To reverse roles, suppose ugly President Weinstein raped Juanita Broaddrick, and charming, Hollywood Bill Clinton assaulted one of his aspiring actresses. What effects would these assaults have had on their careers? Would Clinton have gone to prison? Would Weinstein have gotten away with calling his victims ‘trailer trash’, as Clinton and his people did with Paula Jones? How, in the end, did President Clinton get away with it?
Suppose ugly President Weinstein raped Juanita Broaddrick, and charming, Hollywood Bill Clinton assaulted one of his aspiring actresses.
Let’s return to President Trump’s example. As with President Clinton, we all knew of his boorish, predatory, not to say criminal behavior toward women before he received enough votes to go to the White House. We might remember as well that Ronan Farrow published his New Yorker piece on Harvey Weinstein in October 2017, nine months after Trump’s inauguration. The article brought Weinstein down, but not Trump. Why do we give presidents, or candidates for president, a pass, when we do not give people in the entertainment industry a pass?

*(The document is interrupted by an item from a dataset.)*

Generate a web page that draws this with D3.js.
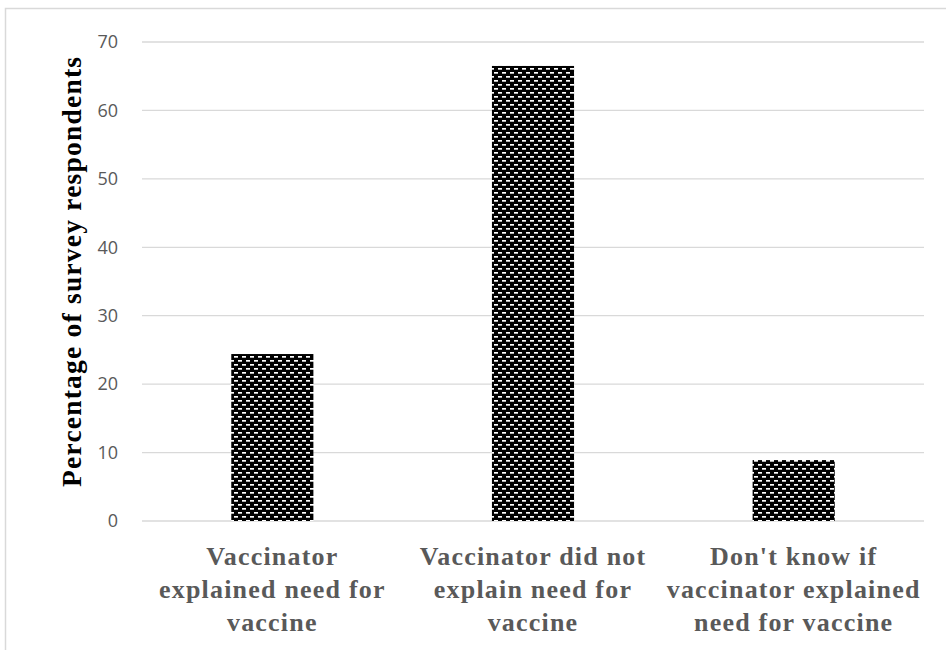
<!DOCTYPE html>
<html>
<head>
<meta charset="utf-8">
<script src="https://cdn.jsdelivr.net/npm/d3@7"></script>
<style>
  html, body { margin: 0; padding: 0; background: #fff; }
  svg { display: block; }
</style>
</head>
<body>
<svg id="chart" width="946" height="650"></svg>
<script>
// Survey responses: was the need for the vaccine explained?
const categories = [
  ["Vaccinator", "explained need for", "vaccine"],
  ["Vaccinator did not", "explain need for", "vaccine"],
  ["Don't know if", "vaccinator explained", "need for vaccine"]
];
const values = [24.4, 66.5, 8.9];
const yTicks = [0, 10, 20, 30, 40, 50, 60, 70];
const yTitle = "Percentage of survey respondents";

const serif = "'Liberation Serif', 'Times New Roman', serif";
const svg = d3.select("#chart");
const plot = { left: 142, right: 924, top: 42, bottom: 521 };

// outer chart frame
svg.append("rect")
  .attr("x", 5.5).attr("y", 8.5)
  .attr("width", 1200).attr("height", 1200)
  .attr("fill", "none").attr("stroke", "#d9d9d9").attr("stroke-width", 1.5);

// dashed-brick fill for the bars
const defs = svg.append("defs");
const pat = defs.append("pattern")
  .attr("id", "brick")
  .attr("patternUnits", "userSpaceOnUse")
  .attr("width", 8).attr("height", 8)
  .attr("x", 230).attr("y", 400);
pat.append("rect").attr("width", 8).attr("height", 8).attr("fill", "#000");
pat.append("rect").attr("x", 0).attr("y", 0).attr("width", 4).attr("height", 1.7).attr("fill", "#fff");
pat.append("rect").attr("x", 4).attr("y", 4).attr("width", 4).attr("height", 1.7).attr("fill", "#fff");

const x = d3.scaleBand()
  .domain(d3.range(categories.length))
  .range([plot.left, plot.right])
  .paddingInner(0.685)
  .paddingOuter(0.3425);

const y = d3.scaleLinear()
  .domain([0, 70])
  .range([plot.bottom, plot.top]);

// gridlines
svg.append("g")
  .selectAll("line")
  .data(yTicks)
  .join("line")
  .attr("x1", plot.left).attr("x2", plot.right)
  .attr("y1", d => y(d)).attr("y2", d => y(d))
  .attr("stroke", "#d9d9d9").attr("stroke-width", 1.3);

// y axis tick labels
const yAxis = d3.axisLeft(y).tickValues(yTicks).tickSize(0).tickPadding(0);
const yg = svg.append("g")
  .attr("transform", `translate(118,0)`)
  .call(yAxis);
yg.select(".domain").remove();
yg.selectAll("text")
  .attr("fill", "#595959")
  .attr("font-family", "'Open Sans', sans-serif")
  .attr("font-size", 18);

// bars
svg.append("g")
  .selectAll("rect")
  .data(values)
  .join("rect")
  .attr("x", (d, i) => x(i))
  .attr("width", x.bandwidth())
  .attr("y", d => y(d))
  .attr("height", d => y(0) - y(d))
  .attr("fill", "url(#brick)");

// category labels, three lines each
const cat = svg.append("g")
  .selectAll("text")
  .data(categories)
  .join("text")
  .attr("text-anchor", "middle")
  .attr("fill", "#595959")
  .style("font-family", serif)
  .style("font-weight", "bold")
  .style("font-size", "26px")
  .style("letter-spacing", "1.2px");
cat.each(function (lines, i) {
  const cx = x(i) + x.bandwidth() / 2;
  d3.select(this).selectAll("tspan")
    .data(lines)
    .join("tspan")
    .attr("x", cx)
    .attr("y", (d, j) => 565 + j * 33)
    .style("font-family", serif)
    .text(d => d);
});

// y axis title
svg.append("text")
  .attr("transform", `translate(81,272) rotate(-90)`)
  .attr("text-anchor", "middle")
  .attr("fill", "#000")
  .style("font-family", serif)
  .style("font-weight", "bold")
  .style("font-size", "27.5px")
  .attr("textLength", 430)
  .attr("lengthAdjust", "spacing")
  .text(yTitle);
</script>
</body>
</html>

One more example, to consider two entertainers and two politicians, lends balance. Bill Cosby, at age 82 serves a ten-year sentence in Pennsylvania’s state penitentiary for rape. He says he expects to serve the full ten years, as he does not plan to grovel before his parole board. He must have thought, from time to time, that his behavior does not differ substantially from other, equally well-known figures who hold prestigious positions and titles, such as president and former president.
Kings put their pants on one leg at a time in the morning, just like the rest of us.
So we have to ask, why do we give presidents a pass? We know they do not deserve it. As the saying goes, kings and presidents “put their pants on one leg at a time in the morning, just like the rest of us.” Certainly in a republic, we do not owe presidents more respect in these matters than any other citizen subject to law and custom.
We rightly protect presidents from legal proceedings while in office, so their political opponents cannot use judicial indictments to remove them from power. Removal from power must be a political process. Consequently we show no restraint toward presidents in politics, and never have.
By contrast, we look over matters that touch on sexual relations before presidents enter office, or in Clinton’s case, while in office. Our emotional attachment to certain institutions, especially the presidency, signals us to think of our leader as something better than a pig. In that case, the emotional attachment has to go.